A Brighter Summer Day

A Brighter Summer Day (1991), directed by Edward Yang. Sunday, March 5, Trylon Cinema.

My god, A Brighter Summer Day was incredible. This four-hour (!) epic I’ve heard compared to The Godfather, but it’s nothing like that at all, at the very least in being honest, in being critical of masculine violence (rather than celebrating it), in having actually decent roles for women. It’s as if a filmmaker, Edward Yang, somehow captured all of Taiwan in the very early 1960s, captured every emotion of the displaced Chinese fleeing Mao, of the way the teenagers rebelled and devoured American popular music. I can barely wrap my brain around it, I was so stunned and trying to hard to grasp everything. It’s about teenage gangs, there’s a murder, there’s interrogation of innocent people, there’s humor… there’s life, an entire world, in its four hours.
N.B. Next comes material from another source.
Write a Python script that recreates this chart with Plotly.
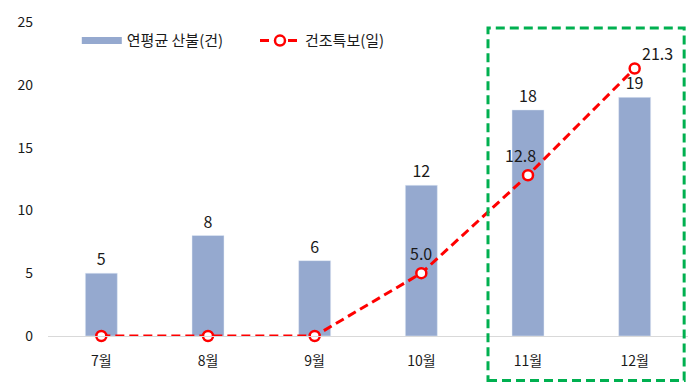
import plotly.graph_objects as go

months = ["7월", "8월", "9월", "10월", "11월", "12월"]
fires = [5, 8, 6, 12, 18, 19]
dry_days = [0, 0, 0, 5.0, 12.8, 21.3]
dry_labels = ["", "", "", "5.0", "12.8", "21.3"]

FONT = "Noto Sans CJK KR"
BAR_COLOR = "#95A9CF"
TXT = "#1a1a1a"

fig = go.Figure()
fig.add_trace(go.Bar(
    x=months, y=fires, name="연평균 산불(건)", showlegend=False,
    marker=dict(color=BAR_COLOR), width=0.3,
    text=[str(v) for v in fires], textposition="outside",
    textfont=dict(size=16, color=TXT, family=FONT),
    cliponaxis=False,
))
# legend entry for bars (wide swatch like the reference)
fig.add_trace(go.Scatter(
    x=[None], y=[None], mode="lines", name="연평균 산불(건)        ",
    line=dict(color=BAR_COLOR, width=7),
))
fig.add_trace(go.Scatter(
    x=months, y=dry_days, name="건조특보(일)",
    mode="lines+markers",
    line=dict(color="#FF0000", width=3, dash="9px,5px"),
    marker=dict(symbol="circle", size=10, color="white", line=dict(color="#FF0000", width=2.5)),
    cliponaxis=False,
))

# line value labels
label_shift = {"5.0": (0, 20), "12.8": (-8, 20), "21.3": (23, 15)}
for m, v, lab in zip(months, dry_days, dry_labels):
    if not lab:
        continue
    dx, dy = label_shift[lab]
    fig.add_annotation(x=m, y=v, text=lab, showarrow=False, xshift=dx, yshift=dy,
                       font=dict(size=16, color=TXT, family=FONT))

fig.add_shape(type="rect", xref="paper", yref="paper",
              x0=0.6875, x1=0.994, y0=-0.1415, y1=0.981,
              line=dict(color="#00B050", width=3, dash="9px,5px"))

fig.update_layout(
    width=699, height=392,
    margin=dict(l=48, r=11, t=18, b=56),
    paper_bgcolor="white", plot_bgcolor="white",
    font=dict(family=FONT, size=14, color=TXT),
    showlegend=True,
    legend=dict(orientation="h", x=0.045, y=0.94, xanchor="left", yanchor="middle",
                font=dict(size=15, family=FONT, color=TXT),
                bgcolor="rgba(0,0,0,0)", itemwidth=40, tracegroupgap=0),
    xaxis=dict(showgrid=False, showline=True, linecolor="#D9D9D9", linewidth=1,
               ticks="", ticklabelstandoff=12, tickfont=dict(size=14)),
    yaxis=dict(range=[0, 25], dtick=5, showgrid=False, zeroline=False, showline=False,
               ticks="", ticklabelstandoff=14, tickfont=dict(size=14)),
)

fig.write_html("out.html")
I’m going to try to watch it again soon on Criterion in the hopes of digesting more of its utter majesty.

Vincente Minnelli Melodramatic Movies-About-Movies Double Feature

The Bad and the Beautiful (1952), Friday, March 3,
and
Two Weeks in Another Town (1962), Saturday, March 4, both directed by Vincente Minnelli, both streaming at home.

I like 1950s and 60s melodrama, the turgid emotions, the confidence meeting hysteria, the over-the-top acting and, in the case of Minnelli and Sirk, the brilliant camerawork that elevates all of this ridiculous storytelling to a fever pitch.